Data Science 2

  • type: Vorlesung (V)
  • chair: KIT-Fakultät für Informatik - Institut für Programmstrukturen und Datenorganisation - IPD Böhm
  • semester: SS 2022
  • place:

    Room -102 (-1. floor)
    50.34 INFORMATIK, Kollegiengebäude am Fasanengarten



  • time:

    Tuesday ,15:45 - 17:15, weekly


  • sws: 2
  • lv-no.: 2400042
  • information:

    Presence - The lecture will also be recorded and streamed.

Recording of the lecture:

The lecture will be recorded and streamed.
Access to the lecture recording is via the stream player of ATIS. A download link and more information about the player can be found here.


This lecture replaces the lecture "Analysis Techniques for Big Data 2". We want to give more attention to the Data Science process and explicitly cover the steps of this process. - Data Science techniques are attracting a lot of interest from users, especially for big data analytics. The spectrum is broad and includes traditional industries such as banking and insurance, newer players, especially Internet companies or operators of novel information services and social media, and natural sciences and engineering. In all cases, there is a desire to keep track of very large, sometimes distributed datasets, to extract interesting correlations from the dataset with as little effort as possible, and to be able to systematically compare expected system behavior with actual behavior. This lecture deals with both the preparation of data as a prerequisite for fast and powerful analysis and with modern techniques for the analysis itself. The course emphasizes phenomena and techniques not considered in the Data Science 1 lecture; these are approaches to data streams, special features of high-dimensional data sets, indexing of data sets with information integration and data warehousing methods, and compression and sampling of large data sets.

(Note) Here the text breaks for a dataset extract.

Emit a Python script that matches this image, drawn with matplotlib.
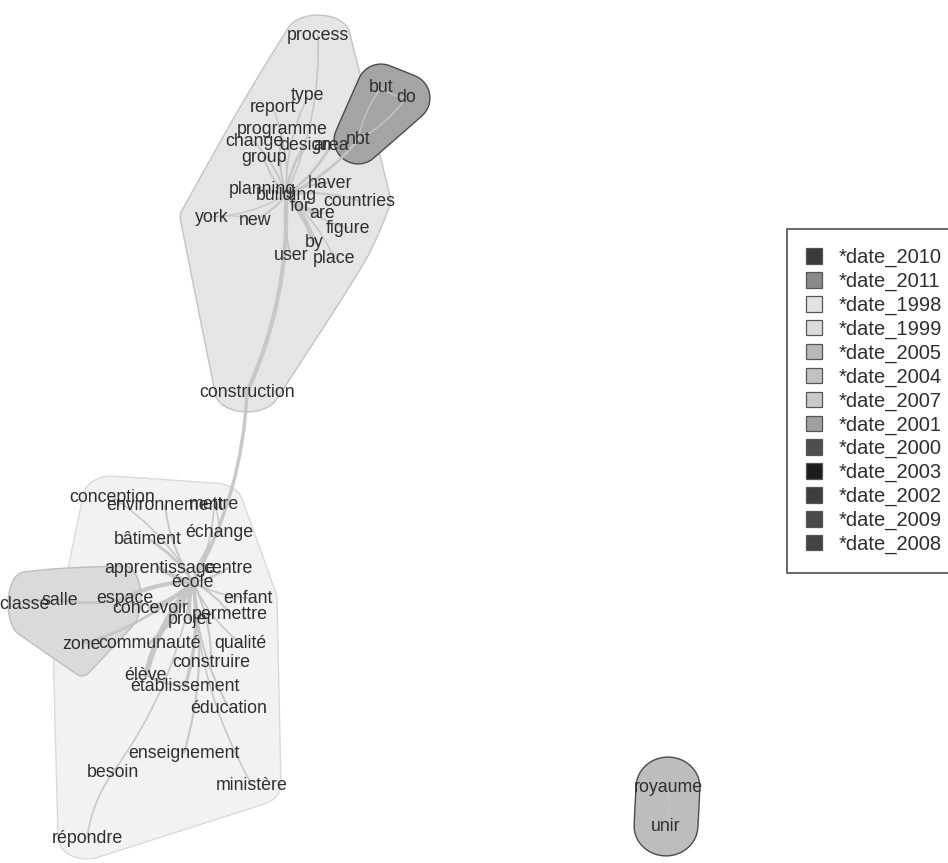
import numpy as np
import matplotlib
matplotlib.use("Agg")
import matplotlib.pyplot as plt
from matplotlib.patches import Polygon, Patch
from matplotlib.path import Path
from matplotlib.patches import PathPatch

plt.rcParams['font.family'] = ['Liberation Sans', 'DejaVu Sans']

# ---------------- data ----------------
words = ["process", "type", "report", "programme", "change", "design", "area", "nbt",
         "group", "but", "do", "planning", "building", "haver", "for", "countries",
         "are", "york", "new", "figure", "by", "user", "place", "construction",
         "conception", "environnement", "mettre", "échange", "bâtiment", "apprentissage",
         "centre", "école", "classe", "salle", "espace", "concevoir", "enfant", "permettre",
         "projet", "zone", "communauté", "qualité", "construire", "élève", "établissement",
         "éducation", "enseignement", "besoin", "ministère", "répondre", "royaume", "unir"]
word_x = [318, 308, 273, 282, 254, 305, 331, 358,
          264, 381, 406, 262, 286, 330, 300, 359,
          322, 212, 255, 348, 314, 291, 334, 247,
          112, 165, 214, 219, 148, 160,
          228, 193, 24, 60, 125, 150, 248, 230,
          190, 82, 150, 240, 211, 146, 185,
          229, 184, 113, 252, 87, 668, 666]
word_y = [35, 96, 108, 129, 142, 145, 145, 140,
          158, 88, 98, 190, 195, 183, 206, 201,
          213, 217, 220, 228, 242, 255, 258, 392,
          497, 505, 504, 532, 539, 568,
          568, 582, 604, 600, 598, 608, 598, 614,
          619, 644, 643, 643, 662, 675, 686,
          708, 753, 772, 785, 838, 787, 826]

groups = {
    "top":    ["process", "type", "report", "programme", "change", "design", "area", "group",
               "planning", "building", "haver", "for", "countries", "are", "york", "new",
               "figure", "by", "user", "place", "construction"],
    "dark":   ["but", "do", "nbt"],
    "bottom": ["conception", "environnement", "mettre", "échange", "bâtiment", "apprentissage",
               "centre", "école", "espace", "concevoir", "enfant", "permettre", "projet",
               "communauté", "qualité", "construire", "élève", "établissement", "éducation",
               "enseignement", "besoin", "ministère", "répondre", "zone"],
    "classe": ["classe", "salle", "zone", "espace"],
    "uk":     ["royaume", "unir"],
}
group_face = {"top": "#e5e5e5", "dark": "#a4a4a4", "bottom": "#f2f2f2",
              "classe": "#dadada", "uk": "#bdbdbd"}
group_edge = {"top": "#c4c4c4", "dark": "#4a4a4a", "bottom": "#dadada",
              "classe": "#bdbdbd", "uk": "#4a4a4a"}
group_pad = {"top": (32, 20), "dark": (24, 24), "bottom": (29, 21),
             "classe": (16, 32), "uk": (32, 30)}

edge_src = ["building"] * 20 + ["construction", "construction", "but", "nbt", "nbt", "york"] + \
           ["école"] * 22 + ["salle", "espace", "besoin", "mettre", "élève", "royaume"]
edge_dst = ["process", "type", "report", "programme", "change", "design", "area", "group",
            "planning", "haver", "for", "countries", "are", "new", "figure", "by", "user",
            "place", "nbt", "york",
            "building", "école", "do", "but", "do", "new",
            "conception", "environnement", "bâtiment", "échange", "centre", "apprentissage",
            "espace", "concevoir", "enfant", "permettre", "projet", "communauté", "qualité",
            "construire", "élève", "établissement", "éducation", "enseignement", "ministère",
            "zone", "mettre", "besoin",
            "classe", "salle", "répondre", "échange", "établissement", "unir"]
edge_w = [1.2, 1.2, 1.0, 1.5, 1.5, 2.0, 2.0, 1.5,
          1.5, 1.5, 3.0, 1.5, 2.0, 1.5, 1.2, 3.5, 1.5,
          1.2, 2.0, 1.0,
          3.0, 2.5, 1.2, 1.2, 1.2, 1.0,
          1.2, 1.5, 2.0, 1.2, 1.5, 3.0,
          3.0, 3.0, 1.2, 1.5, 3.0, 2.5, 1.2,
          1.5, 4.0, 2.5, 1.5, 1.5, 1.2,
          2.0, 1.2, 1.2,
          1.5, 2.0, 1.2, 1.0, 1.5, 1.0]

legend_labels = ["*date_2010", "*date_2011", "*date_1998", "*date_1999", "*date_2005",
                 "*date_2004", "*date_2007", "*date_2001", "*date_2000", "*date_2003",
                 "*date_2002", "*date_2009", "*date_2008"]
legend_colors = ["#3a3a3a", "#8a8a8a", "#e2e2e2", "#dcdcdc", "#b8b8b8",
                 "#c2c2c2", "#cacaca", "#a0a0a0", "#4e4e4e", "#1c1c1c",
                 "#3e3e3e", "#4a4a4a", "#444444"]

# ---------------- helpers ----------------
pos = {w: (x, y) for w, x, y in zip(words, word_x, word_y)}


def convex_hull(pts):
    pts = sorted(set(map(tuple, pts)))
    def cross(o, a, b):
        return (a[0]-o[0])*(b[1]-o[1]) - (a[1]-o[1])*(b[0]-o[0])
    lower, upper = [], []
    for p in pts:
        while len(lower) >= 2 and cross(lower[-2], lower[-1], p) <= 0:
            lower.pop()
        lower.append(p)
    for p in reversed(pts):
        while len(upper) >= 2 and cross(upper[-2], upper[-1], p) <= 0:
            upper.pop()
        upper.append(p)
    return np.array(lower[:-1] + upper[:-1])


def chaikin(poly, n=4):
    for _ in range(n):
        q = 0.75 * poly + 0.25 * np.roll(poly, -1, axis=0)
        r = 0.25 * poly + 0.75 * np.roll(poly, -1, axis=0)
        poly = np.empty((2 * len(poly), 2))
        poly[0::2] = q
        poly[1::2] = r
    return poly


def blob(names, rx, ry):
    t = np.linspace(0, 2 * np.pi, 36, endpoint=False)
    pts = []
    for nm in names:
        x, y = pos[nm]
        pts += list(zip(x + rx * np.cos(t), y + ry * np.sin(t)))
    return chaikin(convex_hull(np.round(pts, 3)))


# ---------------- figure ----------------
fig = plt.figure(figsize=(9.48, 8.63), dpi=100)
ax = fig.add_axes([0, 0, 1, 1])
ax.set_xlim(0, 948)
ax.set_ylim(863, 0)
ax.axis("off")

order = ["bottom", "top", "classe", "dark", "uk"]
for i, g in enumerate(order):
    rx, ry = group_pad[g]
    poly = blob(groups[g], rx, ry)
    ax.add_patch(Polygon(poly, closed=True, facecolor=group_face[g],
                         edgecolor=group_edge[g], linewidth=1.0, zorder=1 + i * 0.1))

sign = 1
for s, d, w in zip(edge_src, edge_dst, edge_w):
    p0 = np.array(pos[s], float)
    p2 = np.array(pos[d], float)
    v = p2 - p0
    L = np.hypot(*v)
    perp = np.array([-v[1], v[0]]) / (L + 1e-9)
    c = (p0 + p2) / 2 + perp * 0.12 * L * sign
    sign = -sign
    path = Path([tuple(p0), tuple(c), tuple(p2)], [Path.MOVETO, Path.CURVE3, Path.CURVE3])
    ax.add_patch(PathPatch(path, facecolor="none", edgecolor="#c4c4c4",
                           linewidth=w, alpha=0.9, zorder=2, capstyle="round"))

for w, x, y in zip(words, word_x, word_y):
    ax.text(x, y, w, fontsize=12.8, color="#2e2e2e", ha="center", va="center", zorder=5)

handles = [Patch(facecolor=c, edgecolor="#555555", linewidth=0.9) for c in legend_colors]
leg = fig.legend(handles, legend_labels, loc="upper left",
                 bbox_to_anchor=(787 / 948, 1 - 229 / 863), frameon=True, fancybox=False,
                 fontsize=14.5, handlelength=0.8, handleheight=0.8, handletextpad=0.8,
                 labelspacing=0.23, borderpad=0.95, borderaxespad=0)
leg.get_frame().set_edgecolor("#222222")
leg.get_frame().set_linewidth(1.2)
for t in leg.get_texts():
    t.set_color("#2e2e2e")

fig.savefig("out.png", dpi=100)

By the end of the course, students should have a good understanding of the need for advanced concepts in "Data Science" and be able to explain them. They should be able to evaluate and compare a wide variety of advanced approaches to managing and analyzing large data sets and data streams in terms of their effectiveness and applicability. The participants should understand which problems are currently open in the field of data analysis and have gained a broad and deep insight into the state of the art in this area.

Lecture Language:

The lecture will be held mainly in English. Questions can of course also be asked in German.